About a year ago, I happened upon this statement about the Monitor in the Harvard Business Review – under the charming heading of “do things that don’t interest you”:

“Many things that end up” being meaningful, writes social scientist Joseph Grenny, “have come from conference workshops, articles, or online videos that began as a chore and ended with an insight. My work in Kenya, for example, was heavily influenced by a Christian Science Monitor article I had forced myself to read 10 years earlier. Sometimes, we call things ‘boring’ simply because they lie outside the box we are currently in.”

If you were to come up with a punchline to a joke about the Monitor, that would probably be it. We’re seen as being global, fair, insightful, and perhaps a bit too earnest. We’re the bran muffin of journalism.
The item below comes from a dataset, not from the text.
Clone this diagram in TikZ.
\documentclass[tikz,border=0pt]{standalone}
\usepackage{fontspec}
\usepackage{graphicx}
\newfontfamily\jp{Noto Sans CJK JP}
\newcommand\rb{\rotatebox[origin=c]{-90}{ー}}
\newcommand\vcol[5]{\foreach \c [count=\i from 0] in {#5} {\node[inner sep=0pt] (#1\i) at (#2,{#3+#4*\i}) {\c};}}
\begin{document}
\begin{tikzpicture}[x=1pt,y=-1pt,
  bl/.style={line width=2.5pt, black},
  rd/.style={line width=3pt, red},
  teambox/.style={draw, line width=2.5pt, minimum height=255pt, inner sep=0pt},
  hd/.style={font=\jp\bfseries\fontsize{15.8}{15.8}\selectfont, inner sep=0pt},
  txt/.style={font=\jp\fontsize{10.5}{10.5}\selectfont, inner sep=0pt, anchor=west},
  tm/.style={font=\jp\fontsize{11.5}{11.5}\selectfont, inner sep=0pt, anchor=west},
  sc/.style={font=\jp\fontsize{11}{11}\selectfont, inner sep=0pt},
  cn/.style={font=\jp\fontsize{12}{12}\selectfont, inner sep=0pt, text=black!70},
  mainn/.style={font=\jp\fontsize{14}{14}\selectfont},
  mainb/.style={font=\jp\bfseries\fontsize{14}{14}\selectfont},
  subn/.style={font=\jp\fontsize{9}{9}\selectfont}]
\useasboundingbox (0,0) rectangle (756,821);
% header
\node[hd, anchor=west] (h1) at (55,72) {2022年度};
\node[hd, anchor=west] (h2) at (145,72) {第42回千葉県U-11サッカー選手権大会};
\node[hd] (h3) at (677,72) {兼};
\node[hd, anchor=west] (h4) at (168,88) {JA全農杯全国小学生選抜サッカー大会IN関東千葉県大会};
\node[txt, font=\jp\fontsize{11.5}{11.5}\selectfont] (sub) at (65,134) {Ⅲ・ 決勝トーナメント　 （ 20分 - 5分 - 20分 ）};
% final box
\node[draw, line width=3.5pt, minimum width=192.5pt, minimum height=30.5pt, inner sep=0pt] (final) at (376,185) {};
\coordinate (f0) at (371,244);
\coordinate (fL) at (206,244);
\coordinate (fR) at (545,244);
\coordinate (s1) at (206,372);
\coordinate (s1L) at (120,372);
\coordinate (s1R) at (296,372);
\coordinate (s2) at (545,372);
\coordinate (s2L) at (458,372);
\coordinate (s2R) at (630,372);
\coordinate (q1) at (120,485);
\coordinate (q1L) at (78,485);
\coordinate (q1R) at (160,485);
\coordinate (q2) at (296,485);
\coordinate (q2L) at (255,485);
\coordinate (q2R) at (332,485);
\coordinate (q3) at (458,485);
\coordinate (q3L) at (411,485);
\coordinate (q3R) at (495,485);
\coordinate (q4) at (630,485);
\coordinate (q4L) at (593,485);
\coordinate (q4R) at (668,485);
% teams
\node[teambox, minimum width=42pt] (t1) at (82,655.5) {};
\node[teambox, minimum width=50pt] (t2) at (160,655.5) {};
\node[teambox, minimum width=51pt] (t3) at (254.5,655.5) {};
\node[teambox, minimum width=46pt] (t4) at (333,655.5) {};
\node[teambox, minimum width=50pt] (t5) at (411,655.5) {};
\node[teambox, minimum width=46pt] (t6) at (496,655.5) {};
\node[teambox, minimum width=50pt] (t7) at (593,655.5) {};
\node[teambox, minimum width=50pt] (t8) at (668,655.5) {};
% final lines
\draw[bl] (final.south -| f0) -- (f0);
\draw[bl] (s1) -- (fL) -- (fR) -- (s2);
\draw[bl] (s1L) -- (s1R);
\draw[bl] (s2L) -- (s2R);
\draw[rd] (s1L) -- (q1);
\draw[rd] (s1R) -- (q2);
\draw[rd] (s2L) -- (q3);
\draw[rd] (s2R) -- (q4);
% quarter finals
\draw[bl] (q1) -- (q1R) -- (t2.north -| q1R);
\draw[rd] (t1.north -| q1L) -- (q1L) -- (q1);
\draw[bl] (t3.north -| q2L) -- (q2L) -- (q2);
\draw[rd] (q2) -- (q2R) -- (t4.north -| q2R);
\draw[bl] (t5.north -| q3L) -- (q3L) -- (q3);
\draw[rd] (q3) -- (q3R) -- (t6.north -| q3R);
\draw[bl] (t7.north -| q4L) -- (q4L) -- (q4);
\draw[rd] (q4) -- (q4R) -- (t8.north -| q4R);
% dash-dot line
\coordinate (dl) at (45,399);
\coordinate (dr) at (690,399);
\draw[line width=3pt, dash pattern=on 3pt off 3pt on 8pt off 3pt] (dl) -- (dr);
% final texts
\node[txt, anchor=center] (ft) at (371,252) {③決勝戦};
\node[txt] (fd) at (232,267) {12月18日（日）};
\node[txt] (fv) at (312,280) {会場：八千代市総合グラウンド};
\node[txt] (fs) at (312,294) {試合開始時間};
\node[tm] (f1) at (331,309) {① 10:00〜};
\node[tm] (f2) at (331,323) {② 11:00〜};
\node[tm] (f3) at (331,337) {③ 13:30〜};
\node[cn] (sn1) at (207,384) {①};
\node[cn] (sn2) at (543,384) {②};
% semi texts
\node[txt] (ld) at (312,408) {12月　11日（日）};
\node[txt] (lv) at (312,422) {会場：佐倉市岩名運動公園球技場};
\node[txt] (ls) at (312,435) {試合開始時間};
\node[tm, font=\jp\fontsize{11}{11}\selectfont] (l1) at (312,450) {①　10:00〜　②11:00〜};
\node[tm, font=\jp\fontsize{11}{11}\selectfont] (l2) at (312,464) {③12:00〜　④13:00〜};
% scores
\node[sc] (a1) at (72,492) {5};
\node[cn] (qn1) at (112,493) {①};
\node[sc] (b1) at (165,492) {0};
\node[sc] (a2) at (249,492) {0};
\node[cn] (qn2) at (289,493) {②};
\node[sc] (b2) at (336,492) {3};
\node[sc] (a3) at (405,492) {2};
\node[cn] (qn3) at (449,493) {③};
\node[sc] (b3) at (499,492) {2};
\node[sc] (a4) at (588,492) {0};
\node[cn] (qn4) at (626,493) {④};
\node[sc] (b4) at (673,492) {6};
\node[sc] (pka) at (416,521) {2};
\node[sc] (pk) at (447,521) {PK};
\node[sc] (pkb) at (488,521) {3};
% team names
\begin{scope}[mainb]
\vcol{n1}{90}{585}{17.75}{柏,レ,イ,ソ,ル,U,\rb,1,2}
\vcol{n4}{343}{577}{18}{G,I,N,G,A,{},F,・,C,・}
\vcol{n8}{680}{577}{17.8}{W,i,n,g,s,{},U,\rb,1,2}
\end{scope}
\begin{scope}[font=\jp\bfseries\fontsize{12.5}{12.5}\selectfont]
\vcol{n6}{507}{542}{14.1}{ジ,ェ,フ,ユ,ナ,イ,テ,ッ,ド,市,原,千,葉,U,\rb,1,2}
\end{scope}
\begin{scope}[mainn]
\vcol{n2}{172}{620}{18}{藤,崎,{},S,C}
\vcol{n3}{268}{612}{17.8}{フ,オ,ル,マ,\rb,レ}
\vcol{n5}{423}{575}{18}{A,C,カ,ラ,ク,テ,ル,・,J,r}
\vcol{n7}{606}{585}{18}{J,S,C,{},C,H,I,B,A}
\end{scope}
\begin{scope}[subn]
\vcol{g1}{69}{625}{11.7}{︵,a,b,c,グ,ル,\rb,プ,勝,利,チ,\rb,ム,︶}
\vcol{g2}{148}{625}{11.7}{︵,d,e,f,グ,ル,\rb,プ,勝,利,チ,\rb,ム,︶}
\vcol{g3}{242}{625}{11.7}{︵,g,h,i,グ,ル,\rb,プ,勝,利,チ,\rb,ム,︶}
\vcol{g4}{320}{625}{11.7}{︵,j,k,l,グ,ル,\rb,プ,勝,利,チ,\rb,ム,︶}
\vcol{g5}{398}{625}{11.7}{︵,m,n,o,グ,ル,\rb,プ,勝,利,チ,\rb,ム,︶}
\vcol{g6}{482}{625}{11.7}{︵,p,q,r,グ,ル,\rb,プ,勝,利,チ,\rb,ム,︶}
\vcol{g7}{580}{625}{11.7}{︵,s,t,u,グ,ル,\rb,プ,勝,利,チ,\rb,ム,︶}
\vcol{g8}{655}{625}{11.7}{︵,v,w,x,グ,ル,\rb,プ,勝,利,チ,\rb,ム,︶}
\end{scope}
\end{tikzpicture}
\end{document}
But you know what? We change lives. And I’m going to argue that we change lives precisely because we force open that too-small box that most human beings think they live in.

The Monitor is a peculiar little publication that’s hard for the world to figure out. We’re run by a church, but we’re not only for church members and we’re not about converting people. We’re known as being fair even as the world becomes as polarized as at any time since the newspaper’s founding in 1908.

We have a mission beyond circulation, we want to bridge divides. We’re about kicking down the door of thought everywhere and saying, “You are bigger and more capable than you realize. And we can prove it.”